Dummit and Foote (in Chapter 14.3) construct the algebraic closure of the finite field $\mathbb{F}_p$ by the following union: $$\bar{\mathbb{F}}_p = \bigcup_{n \geq 1}\mathbb{\mathbb{F}}_{p^n}.$$I'm having trouble seeing how we can take this infinite union, because to do so we have to view all the fields $\mathbb{F}_{p^n}$ as subsets of some larger object. Finite unions of the form $$\bigcup_{k=1}^n \mathbb{F}_{p^k}$$ make sense because all the fields in this union can be seen as subfields of a finite field of order $p^{n!}$, but I'm having trouble with the infinite case.
The authors write:
...given any two finite fields, $\mathbb{F}_{p^{n_1}}$ and $\mathbb{F}_{p^{n_2}}$ there is a third finite field containing (an isomorphic copy of) them, namely $\mathbb{F}_{p^{n_1n_2}}$. This gives us a partial ordering on these fields and allows us to think of their union.
How does the partial ordering give us a well defined union in the infinite case?
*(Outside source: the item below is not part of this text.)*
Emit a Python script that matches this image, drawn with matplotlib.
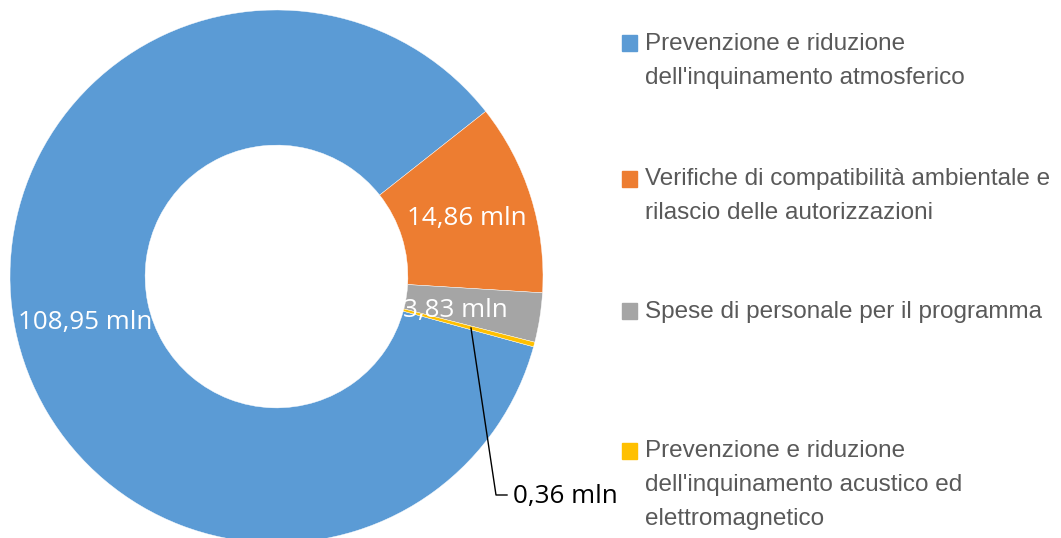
import matplotlib.pyplot as plt
from matplotlib.patches import Rectangle

categories = [
    "Prevenzione e riduzione\ndell'inquinamento atmosferico",
    "Verifiche di compatibilità ambientale e\nrilascio delle autorizzazioni",
    "Spese di personale per il programma",
    "Prevenzione e riduzione\ndell'inquinamento acustico ed\nelettromagnetico",
]
values = [108.95, 14.86, 3.83, 0.36]
value_labels = ["108,95 mln", "14,86 mln", "3,83 mln", "0,36 mln"]
colors = ["#5B9BD5", "#ED7D31", "#A5A5A5", "#FFC000"]

legend_font = "Liberation Sans"
label_font = "Open Sans"

W, H = 1061, 538
fig = plt.figure(figsize=(W / 100, H / 100), dpi=100)

# pie axes: centre (276.5, 276.5) px, radius 266.5 px
cx, cy, R = 276.5, 276.5, 266.5
ax = fig.add_axes([(cx - R) / W, (H - cy - R) / H, 2 * R / W, 2 * R / H])

wedges, _ = ax.pie(values, colors=colors, startangle=-15.3, counterclock=False,
                   radius=1, wedgeprops=dict(width=0.507, edgecolor="white", linewidth=0.3))
ax.set_xlim(-1, 1)
ax.set_ylim(-1, 1)
ax.set_aspect("equal")
ax.axis("off")


def px(x, y):
    return ((x - cx) / R, (cy - y) / R)


# data labels
label_pos = [(85, 322), (467, 218), (455, 311)]
for lab, (x, y) in zip(value_labels[:3], label_pos):
    ax.text(*px(x, y), lab, color="white", fontsize=18.7, family=label_font,
            ha="center", va="center")

# leader line for the small slice
lx, ly = zip(px(471, 328), px(496, 495), px(507, 495))
ax.plot(lx, ly, color="black", lw=1, clip_on=False)
ax.text(*px(513, 497), value_labels[3], color="black", fontsize=18.7,
        family=label_font, ha="left", va="center", clip_on=False)

# legend
text_top = [33, 168, 301, 440]
square_top = [35, 171, 303, 443]
for cat, col, ty, sy in zip(categories, colors, text_top, square_top):
    fig.patches.append(Rectangle((622 / W, 1 - (sy + 16) / H), 15 / W, 16 / H,
                                 transform=fig.transFigure, color=col))
    fig.text(645 / W, 1 - ty / H, cat, color="#595959", fontsize=17.5,
             family=legend_font, ha="left", va="top", linespacing=1.7)

fig.savefig("out.png", dpi=100)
Does it involve something like Choice or the principle of recursive definition? Is it true in general that a partial ordering on a set gives us a well-defined notion of a union even when the elements aren't literally sets contained in a larger set?
As explained in the comments, the correct setup here is that of direct limit (or filtered colimit).
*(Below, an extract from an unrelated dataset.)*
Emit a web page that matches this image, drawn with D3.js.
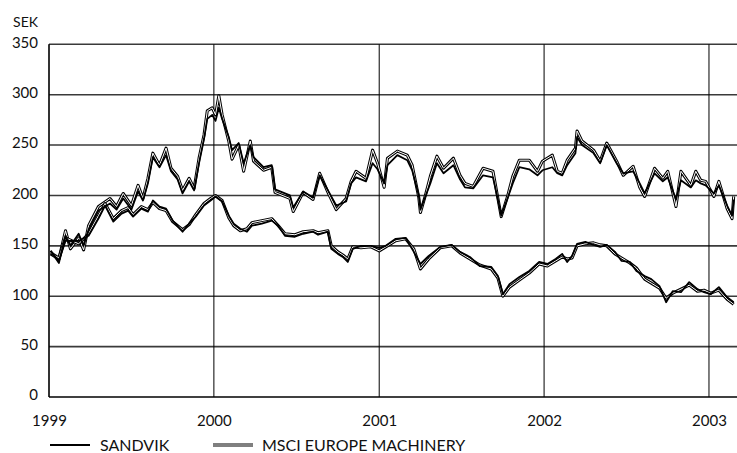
<!DOCTYPE html>
<html>
<head>
<meta charset="utf-8">
<script src="https://cdn.jsdelivr.net/npm/d3@7"></script>
<style>
  body { margin: 0; background: #fff; }
  text { font-family: Lato, "Open Sans", sans-serif; fill: #111; }
</style>
</head>
<body>
<script>
let width = 737;
let height = 453;

// upper pair
var upperDates = [1999.01, 1999.06, 1999.10, 1999.13, 1999.18, 1999.21, 1999.24, 1999.30, 1999.37, 1999.41,
  1999.45, 1999.50, 1999.54, 1999.57, 1999.60, 1999.63, 1999.67, 1999.71, 1999.74, 1999.78,
  1999.81, 1999.85, 1999.88, 1999.91, 1999.94, 1999.96, 1999.99, 2000.01, 2000.03, 2000.05,
  2000.09, 2000.11, 2000.15, 2000.18, 2000.22, 2000.24, 2000.30, 2000.35, 2000.37, 2000.46,
  2000.48, 2000.54, 2000.60, 2000.64, 2000.69, 2000.74, 2000.80, 2000.83, 2000.86, 2000.92,
  2000.96, 2000.99, 2001.03, 2001.05, 2001.11, 2001.17, 2001.20, 2001.24, 2001.25, 2001.28,
  2001.31, 2001.35, 2001.39, 2001.45, 2001.49, 2001.52, 2001.57, 2001.63, 2001.69, 2001.72,
  2001.74, 2001.78, 2001.81, 2001.85, 2001.91, 2001.96, 2001.99, 2002.05, 2002.08, 2002.11,
  2002.14, 2002.19, 2002.20, 2002.23, 2002.30, 2002.34, 2002.38, 2002.44, 2002.48, 2002.54,
  2002.58, 2002.61, 2002.67, 2002.72, 2002.75, 2002.80, 2002.83, 2002.89, 2002.92, 2002.95,
  2002.98, 2003.03, 2003.06, 2003.11, 2003.14, 2003.15];
var upperSandvik = [145, 133, 160, 150, 162, 150, 166, 185, 192, 186,
  197, 186, 204, 195, 212, 238, 228, 240, 224, 216,
  202, 214, 205, 232, 256, 276, 280, 274, 287, 276,
  258, 245, 252, 232, 250, 238, 228, 230, 206, 200,
  188, 204, 198, 220, 205, 190, 194, 212, 218, 214,
  232, 226, 212, 230, 240, 235, 225, 200, 186, 199,
  212, 232, 222, 230, 216, 208, 207, 220, 218, 196,
  180, 198, 212, 228, 226, 220, 225, 228, 222, 220,
  230, 242, 258, 250, 242, 232, 250, 232, 222, 224,
  212, 202, 222, 214, 218, 196, 215, 208, 215, 212,
  210, 202, 210, 190, 180, 196];
var upperMsci = [142, 137, 165, 147, 158, 146, 170, 189, 197, 189,
  202, 190, 210, 197, 217, 242, 230, 247, 227, 219,
  205, 217, 207, 237, 260, 284, 287, 280, 299, 280,
  254, 236, 250, 224, 254, 234, 225, 228, 203, 197,
  184, 203, 196, 222, 203, 186, 197, 214, 224, 217,
  245, 232, 208, 237, 244, 240, 230, 198, 183, 200,
  219, 239, 227, 237, 220, 212, 209, 227, 224, 197,
  179, 200, 219, 235, 235, 224, 234, 240, 224, 222,
  235, 247, 264, 254, 245, 234, 252, 234, 220, 229,
  208, 199, 227, 217, 224, 189, 224, 210, 224, 215,
  214, 199, 214, 187, 177, 199];

// lower pair
var lowerDates = [1999.01, 1999.06, 1999.10, 1999.18, 1999.24, 1999.30, 1999.34, 1999.39, 1999.44, 1999.48,
  1999.51, 1999.56, 1999.60, 1999.63, 1999.67, 1999.71, 1999.75, 1999.81, 1999.85, 1999.89,
  1999.94, 1999.98, 2000.01, 2000.05, 2000.09, 2000.12, 2000.16, 2000.20, 2000.23, 2000.29,
  2000.35, 2000.39, 2000.43, 2000.49, 2000.54, 2000.60, 2000.63, 2000.69, 2000.71, 2000.75,
  2000.78, 2000.81, 2000.84, 2000.89, 2000.95, 2001.00, 2001.04, 2001.10, 2001.16, 2001.21,
  2001.25, 2001.30, 2001.37, 2001.44, 2001.49, 2001.55, 2001.61, 2001.68, 2001.72, 2001.75,
  2001.79, 2001.85, 2001.91, 2001.97, 2002.02, 2002.07, 2002.11, 2002.14, 2002.17, 2002.20,
  2002.25, 2002.30, 2002.34, 2002.38, 2002.43, 2002.47, 2002.52, 2002.56, 2002.61, 2002.65,
  2002.70, 2002.74, 2002.78, 2002.83, 2002.88, 2002.93, 2002.97, 2003.01, 2003.06, 2003.11,
  2003.15];
var lowerSandvik = [145, 135, 155, 155, 160, 177, 190, 174, 182, 185,
  179, 187, 184, 195, 189, 187, 175, 164, 172, 179,
  190, 195, 199, 194, 180, 172, 167, 164, 170, 172,
  175, 170, 160, 159, 162, 164, 161, 164, 147, 142,
  139, 134, 147, 150, 150, 148, 150, 157, 158, 144,
  132, 140, 149, 151, 144, 139, 130, 129, 120, 102,
  112, 119, 125, 134, 132, 137, 142, 134, 140, 152,
  154, 151, 149, 151, 144, 135, 134, 125, 120, 117,
  110, 94, 105, 104, 114, 107, 104, 102, 109, 99,
  94];
var lowerMsci = [143, 138, 158, 152, 162, 180, 192, 177, 185, 188,
  181, 189, 186, 193, 187, 185, 174, 166, 171, 181,
  192, 197, 200, 195, 178, 170, 165, 167, 173, 175,
  177, 170, 162, 161, 164, 165, 163, 165, 150, 144,
  141, 137, 149, 148, 149, 145, 149, 155, 157, 147,
  127, 137, 148, 150, 143, 137, 131, 127, 118, 100,
  109, 116, 123, 132, 130, 135, 139, 137, 138, 150,
  152, 153, 151, 150, 142, 138, 133, 128, 117, 113,
  108, 98, 103, 107, 111, 105, 106, 103, 106, 97,
  92];

var yTicks = [0, 50, 100, 150, 200, 250, 300, 350];
var xTicks = [1999, 2000, 2001, 2002, 2003];
var unitLabel = 'SEK';
var legendNames = ['SANDVIK', 'MSCI EUROPE MACHINERY'];

function toDate(y) {
  let yr = Math.floor(y);
  let start = new Date(yr, 0, 1);
  let end = new Date(yr + 1, 0, 1);
  return new Date(+start + (y - yr) * (end - start));
}

var svg = d3.select('body')
            .append('svg')
            .attr('width', width)
            .attr('height', height);

var x = d3.scaleTime().domain([toDate(1999), toDate(2003.17)]).range([49, 737]);
var y = d3.scaleLinear().domain([0, 350]).range([397, 44.3]);

// horizontal grid
svg.selectAll('.hgrid').data(yTicks).enter().append('line')
  .attr('x1', 49).attr('x2', width)
  .attr('y1', d => y(d)).attr('y2', d => y(d))
  .attr('stroke', d => d === 0 ? '#000' : '#3a3a3a')
  .attr('stroke-width', 1.6);

// vertical year lines
svg.selectAll('.vgrid').data(xTicks).enter().append('line')
  .attr('x1', d => x(toDate(d))).attr('x2', d => x(toDate(d)))
  .attr('y1', y(350)).attr('y2', y(0))
  .attr('stroke', '#000')
  .attr('stroke-width', 1);

// y labels
var yAxis = svg.append('g').attr('transform', 'translate(38,-2)')
  .call(d3.axisLeft(y).tickValues(yTicks).tickSize(0).tickPadding(0));
yAxis.select('.domain').remove();
yAxis.selectAll('text').style('font-family', 'Lato, sans-serif').style('font-size', '15px').attr('fill', '#111');

svg.append('text').attr('x', 38).attr('y', 27).attr('text-anchor', 'end')
  .style('font-size', '14px').text(unitLabel);

// x labels
var xAxis = svg.append('g').attr('transform', 'translate(0,' + (y(0) + 15) + ')')
  .call(d3.axisBottom(x).tickValues(xTicks.map(toDate)).tickSize(0).tickFormat(d3.timeFormat('%Y')));
xAxis.select('.domain').remove();
xAxis.selectAll('text').style('font-family', 'Lato, sans-serif').style('font-size', '15px').attr('fill', '#111');

var line = d3.line().x(d => x(toDate(d[0]))).y(d => y(d[1]));

function drawMsci(dates, values) {
  let pts = dates.map((d, i) => [d, values[i]]);
  svg.append('path').attr('d', line(pts)).attr('fill', 'none')
    .attr('stroke', '#000').attr('stroke-width', 3).attr('stroke-linejoin', 'round');
  svg.append('path').attr('d', line(pts)).attr('fill', 'none')
    .attr('stroke', '#fff').attr('stroke-width', 1).attr('stroke-linejoin', 'round');
}

function drawSandvik(dates, values) {
  let pts = dates.map((d, i) => [d, values[i]]);
  svg.append('path').attr('d', line(pts)).attr('fill', 'none')
    .attr('stroke', '#000').attr('stroke-width', 1.8).attr('stroke-linejoin', 'round');
}

drawMsci(upperDates, upperMsci);
drawMsci(lowerDates, lowerMsci);
drawSandvik(upperDates, upperSandvik);
drawSandvik(lowerDates, lowerSandvik);

// left axis line
svg.append('line').attr('x1', 49).attr('x2', 49).attr('y1', y(350)).attr('y2', y(0))
  .attr('stroke', '#000').attr('stroke-width', 1.2);

// legend
let ly = 445;
svg.append('line').attr('x1', 50).attr('x2', 90).attr('y1', ly).attr('y2', ly)
  .attr('stroke', '#000').attr('stroke-width', 2);
svg.append('text').attr('x', 100).attr('y', ly + 6).style('font-size', '16px').text(legendNames[0]);

svg.append('line').attr('x1', 213).attr('x2', 253).attr('y1', ly).attr('y2', ly)
  .attr('stroke', '#000').attr('stroke-width', 3);
svg.append('line').attr('x1', 213).attr('x2', 253).attr('y1', ly).attr('y2', ly)
  .attr('stroke', '#fff').attr('stroke-width', 1);
svg.append('text').attr('x', 262).attr('y', ly + 6).style('font-size', '16px').text(legendNames[1]);
</script>
</body>
</html>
Given a preordered set $(I,\leq)$ and a direct system $(A_i)_i$ (so, with maps $A_i\to A_j$ for $i\leq j$) of algebraic gadgets (this is more general, but for algebraic things this always works), you can create their direct limit.
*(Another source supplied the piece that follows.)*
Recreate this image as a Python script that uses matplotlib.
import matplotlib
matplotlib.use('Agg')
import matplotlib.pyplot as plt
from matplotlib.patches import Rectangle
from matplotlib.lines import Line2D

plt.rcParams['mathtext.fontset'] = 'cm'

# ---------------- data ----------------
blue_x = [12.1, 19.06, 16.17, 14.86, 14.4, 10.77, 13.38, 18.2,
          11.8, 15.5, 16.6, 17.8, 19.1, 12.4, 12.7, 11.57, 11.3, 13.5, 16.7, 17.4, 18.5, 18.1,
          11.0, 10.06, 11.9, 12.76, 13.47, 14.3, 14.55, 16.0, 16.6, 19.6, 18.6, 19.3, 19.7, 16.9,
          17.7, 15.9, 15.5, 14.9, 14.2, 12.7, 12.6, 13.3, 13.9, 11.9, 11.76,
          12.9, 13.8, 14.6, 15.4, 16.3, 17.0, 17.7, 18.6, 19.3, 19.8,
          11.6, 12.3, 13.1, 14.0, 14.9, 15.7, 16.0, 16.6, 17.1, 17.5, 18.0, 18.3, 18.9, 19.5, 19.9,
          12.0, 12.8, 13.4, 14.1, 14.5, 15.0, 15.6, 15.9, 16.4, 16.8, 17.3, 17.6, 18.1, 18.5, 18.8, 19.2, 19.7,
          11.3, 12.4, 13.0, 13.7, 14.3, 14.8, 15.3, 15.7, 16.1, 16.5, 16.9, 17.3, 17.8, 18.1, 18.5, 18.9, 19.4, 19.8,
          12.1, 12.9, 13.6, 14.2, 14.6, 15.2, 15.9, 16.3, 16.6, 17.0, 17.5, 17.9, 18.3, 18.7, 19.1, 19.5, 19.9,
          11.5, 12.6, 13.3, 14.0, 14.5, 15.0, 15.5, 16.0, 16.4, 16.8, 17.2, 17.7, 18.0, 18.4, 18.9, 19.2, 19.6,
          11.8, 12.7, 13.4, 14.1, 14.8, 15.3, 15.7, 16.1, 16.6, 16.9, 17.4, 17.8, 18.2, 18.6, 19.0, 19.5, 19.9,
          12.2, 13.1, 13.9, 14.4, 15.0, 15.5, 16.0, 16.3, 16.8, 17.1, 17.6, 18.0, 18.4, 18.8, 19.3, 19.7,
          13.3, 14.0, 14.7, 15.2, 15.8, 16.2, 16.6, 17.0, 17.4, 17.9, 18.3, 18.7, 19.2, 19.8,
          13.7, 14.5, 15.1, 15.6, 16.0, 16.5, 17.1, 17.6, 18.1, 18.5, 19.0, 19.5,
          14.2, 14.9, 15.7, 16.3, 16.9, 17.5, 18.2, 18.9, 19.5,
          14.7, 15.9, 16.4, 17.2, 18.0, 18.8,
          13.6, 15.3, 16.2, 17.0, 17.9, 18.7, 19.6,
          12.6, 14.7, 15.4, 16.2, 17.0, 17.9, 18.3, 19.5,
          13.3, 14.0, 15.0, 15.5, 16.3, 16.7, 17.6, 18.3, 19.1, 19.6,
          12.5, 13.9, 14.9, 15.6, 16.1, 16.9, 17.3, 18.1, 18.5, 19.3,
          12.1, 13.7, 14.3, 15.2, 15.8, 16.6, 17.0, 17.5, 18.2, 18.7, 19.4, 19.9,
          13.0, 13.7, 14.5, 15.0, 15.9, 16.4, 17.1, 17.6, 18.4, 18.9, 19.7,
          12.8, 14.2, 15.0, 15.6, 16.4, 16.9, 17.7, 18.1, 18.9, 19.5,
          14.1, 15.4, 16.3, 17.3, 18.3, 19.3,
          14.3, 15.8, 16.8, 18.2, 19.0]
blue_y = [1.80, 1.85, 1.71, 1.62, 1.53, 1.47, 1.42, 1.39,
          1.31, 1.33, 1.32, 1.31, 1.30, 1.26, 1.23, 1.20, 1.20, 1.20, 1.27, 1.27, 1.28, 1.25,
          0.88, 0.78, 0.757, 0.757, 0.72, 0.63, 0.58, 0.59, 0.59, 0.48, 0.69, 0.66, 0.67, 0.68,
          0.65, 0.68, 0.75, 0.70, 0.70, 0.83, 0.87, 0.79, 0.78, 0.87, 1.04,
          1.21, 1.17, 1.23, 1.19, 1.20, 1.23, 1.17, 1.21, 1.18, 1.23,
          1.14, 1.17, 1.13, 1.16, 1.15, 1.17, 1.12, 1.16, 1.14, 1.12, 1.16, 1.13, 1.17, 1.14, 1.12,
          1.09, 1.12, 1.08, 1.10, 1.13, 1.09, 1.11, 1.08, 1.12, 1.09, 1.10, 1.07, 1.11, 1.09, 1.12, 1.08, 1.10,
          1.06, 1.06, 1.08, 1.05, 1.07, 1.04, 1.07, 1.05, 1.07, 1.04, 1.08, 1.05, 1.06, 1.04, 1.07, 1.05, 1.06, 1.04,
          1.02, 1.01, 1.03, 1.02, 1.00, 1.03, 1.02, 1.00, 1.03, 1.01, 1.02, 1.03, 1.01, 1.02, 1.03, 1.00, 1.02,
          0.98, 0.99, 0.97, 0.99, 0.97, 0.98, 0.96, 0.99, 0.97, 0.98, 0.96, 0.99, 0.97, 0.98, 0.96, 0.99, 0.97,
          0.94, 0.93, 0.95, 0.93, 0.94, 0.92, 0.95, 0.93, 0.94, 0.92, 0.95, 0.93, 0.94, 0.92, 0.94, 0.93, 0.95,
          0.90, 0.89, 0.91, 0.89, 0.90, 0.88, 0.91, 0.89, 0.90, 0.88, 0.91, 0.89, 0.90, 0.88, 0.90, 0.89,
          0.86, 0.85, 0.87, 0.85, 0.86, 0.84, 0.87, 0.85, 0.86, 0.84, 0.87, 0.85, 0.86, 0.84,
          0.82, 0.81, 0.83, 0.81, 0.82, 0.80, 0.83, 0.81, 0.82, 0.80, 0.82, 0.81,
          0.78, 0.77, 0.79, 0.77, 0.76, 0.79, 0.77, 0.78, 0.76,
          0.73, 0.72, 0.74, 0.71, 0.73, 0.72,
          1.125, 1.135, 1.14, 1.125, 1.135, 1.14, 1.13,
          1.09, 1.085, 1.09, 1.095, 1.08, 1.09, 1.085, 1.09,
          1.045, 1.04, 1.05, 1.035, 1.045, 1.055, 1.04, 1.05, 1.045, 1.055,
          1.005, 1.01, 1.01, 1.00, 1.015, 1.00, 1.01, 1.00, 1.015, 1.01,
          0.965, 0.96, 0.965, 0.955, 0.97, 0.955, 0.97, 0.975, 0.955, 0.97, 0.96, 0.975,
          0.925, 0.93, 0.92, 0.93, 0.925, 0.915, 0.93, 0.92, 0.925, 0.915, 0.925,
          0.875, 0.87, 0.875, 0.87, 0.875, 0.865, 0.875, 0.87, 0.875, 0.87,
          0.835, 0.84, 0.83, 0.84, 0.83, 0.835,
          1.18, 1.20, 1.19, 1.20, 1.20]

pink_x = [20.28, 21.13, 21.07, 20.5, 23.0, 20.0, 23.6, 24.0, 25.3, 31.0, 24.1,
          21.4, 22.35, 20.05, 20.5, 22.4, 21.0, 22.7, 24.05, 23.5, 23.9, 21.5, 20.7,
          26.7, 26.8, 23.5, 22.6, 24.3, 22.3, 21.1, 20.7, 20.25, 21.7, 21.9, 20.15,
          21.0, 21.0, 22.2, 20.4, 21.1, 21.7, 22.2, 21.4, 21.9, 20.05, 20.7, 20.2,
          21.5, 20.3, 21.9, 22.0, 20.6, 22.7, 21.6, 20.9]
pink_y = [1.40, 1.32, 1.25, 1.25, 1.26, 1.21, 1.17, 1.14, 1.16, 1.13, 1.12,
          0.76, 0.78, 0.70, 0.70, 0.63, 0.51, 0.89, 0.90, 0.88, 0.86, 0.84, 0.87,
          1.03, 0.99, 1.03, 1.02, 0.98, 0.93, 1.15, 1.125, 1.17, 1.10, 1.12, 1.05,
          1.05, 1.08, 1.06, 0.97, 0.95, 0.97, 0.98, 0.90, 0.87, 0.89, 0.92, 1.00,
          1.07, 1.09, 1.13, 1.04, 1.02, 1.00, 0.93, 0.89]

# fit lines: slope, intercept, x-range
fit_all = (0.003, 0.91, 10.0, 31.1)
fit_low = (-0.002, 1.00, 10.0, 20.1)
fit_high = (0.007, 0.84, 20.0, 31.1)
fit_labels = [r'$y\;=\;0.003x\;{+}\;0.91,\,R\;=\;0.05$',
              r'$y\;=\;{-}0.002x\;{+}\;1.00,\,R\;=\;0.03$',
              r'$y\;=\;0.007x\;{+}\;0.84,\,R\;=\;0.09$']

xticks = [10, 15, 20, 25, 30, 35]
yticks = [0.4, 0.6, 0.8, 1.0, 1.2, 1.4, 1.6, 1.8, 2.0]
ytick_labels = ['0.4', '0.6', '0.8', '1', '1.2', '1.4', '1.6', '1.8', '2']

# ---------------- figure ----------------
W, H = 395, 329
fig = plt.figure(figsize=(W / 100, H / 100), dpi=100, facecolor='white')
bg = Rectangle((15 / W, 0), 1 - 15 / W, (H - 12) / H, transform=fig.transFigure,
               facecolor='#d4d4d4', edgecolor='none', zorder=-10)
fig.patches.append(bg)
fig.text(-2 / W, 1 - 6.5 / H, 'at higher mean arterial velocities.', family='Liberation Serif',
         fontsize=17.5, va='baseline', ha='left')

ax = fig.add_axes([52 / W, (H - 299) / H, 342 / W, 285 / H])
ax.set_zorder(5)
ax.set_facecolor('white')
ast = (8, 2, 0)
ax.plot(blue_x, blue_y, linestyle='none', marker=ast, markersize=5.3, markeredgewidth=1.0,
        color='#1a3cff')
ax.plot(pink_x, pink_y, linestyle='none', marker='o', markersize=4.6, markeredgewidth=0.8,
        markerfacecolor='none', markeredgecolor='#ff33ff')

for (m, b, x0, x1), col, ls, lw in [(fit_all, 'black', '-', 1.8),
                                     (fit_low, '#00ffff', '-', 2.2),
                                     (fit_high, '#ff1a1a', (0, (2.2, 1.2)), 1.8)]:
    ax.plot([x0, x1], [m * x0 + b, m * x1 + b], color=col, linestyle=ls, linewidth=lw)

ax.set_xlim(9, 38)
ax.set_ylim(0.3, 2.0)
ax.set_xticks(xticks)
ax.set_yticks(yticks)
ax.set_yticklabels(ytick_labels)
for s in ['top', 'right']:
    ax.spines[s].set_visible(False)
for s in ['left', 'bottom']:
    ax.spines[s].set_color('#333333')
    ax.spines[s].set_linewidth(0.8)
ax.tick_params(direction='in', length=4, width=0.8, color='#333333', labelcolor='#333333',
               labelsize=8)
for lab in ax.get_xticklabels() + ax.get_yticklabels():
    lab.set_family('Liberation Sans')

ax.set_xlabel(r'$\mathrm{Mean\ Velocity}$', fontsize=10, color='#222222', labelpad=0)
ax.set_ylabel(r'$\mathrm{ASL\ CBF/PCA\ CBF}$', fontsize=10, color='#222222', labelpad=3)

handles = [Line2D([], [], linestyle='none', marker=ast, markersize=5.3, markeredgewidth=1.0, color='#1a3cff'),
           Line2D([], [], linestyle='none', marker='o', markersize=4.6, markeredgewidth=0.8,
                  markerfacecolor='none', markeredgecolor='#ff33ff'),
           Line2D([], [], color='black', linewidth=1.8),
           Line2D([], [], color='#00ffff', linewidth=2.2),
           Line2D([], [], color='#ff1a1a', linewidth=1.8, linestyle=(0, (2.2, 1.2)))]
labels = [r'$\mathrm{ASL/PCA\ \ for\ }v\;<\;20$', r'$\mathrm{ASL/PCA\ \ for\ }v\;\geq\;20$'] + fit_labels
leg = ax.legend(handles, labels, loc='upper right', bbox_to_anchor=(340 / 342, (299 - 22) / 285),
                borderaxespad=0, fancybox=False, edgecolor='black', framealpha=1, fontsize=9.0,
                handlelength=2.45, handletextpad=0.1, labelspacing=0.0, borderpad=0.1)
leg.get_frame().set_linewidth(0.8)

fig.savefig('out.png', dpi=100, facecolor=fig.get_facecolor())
If all the $A_i\to A_j$ are inclusions, you can think of this direct limit as a union (because each $A_i\to \varinjlim_i A_i$ will be injective, and any element of the direct limit comes from at least one $A_i$; and because if you then regard $A_i$ as a subset of $\varinjlim_i A_i$, with this identification, then the limit is literally the union)
So here, what is meant, is to take the divisibility order on $\mathbb N$ : $n\preceq m$ if and only if $n\mid m$. Then you have to chose an embedding $\mathbb F_{p^n}\to \mathbb F_{p^m}$, and you have to make these choices sort of consistently (there are ways to ensure this here, e.g. using factorials)
Then this forms a direct system, and its direct limit is the algebraic closure. And then if you identify each $\mathbb F_{p^n}$ with its image in the direct limit, then it's just their union.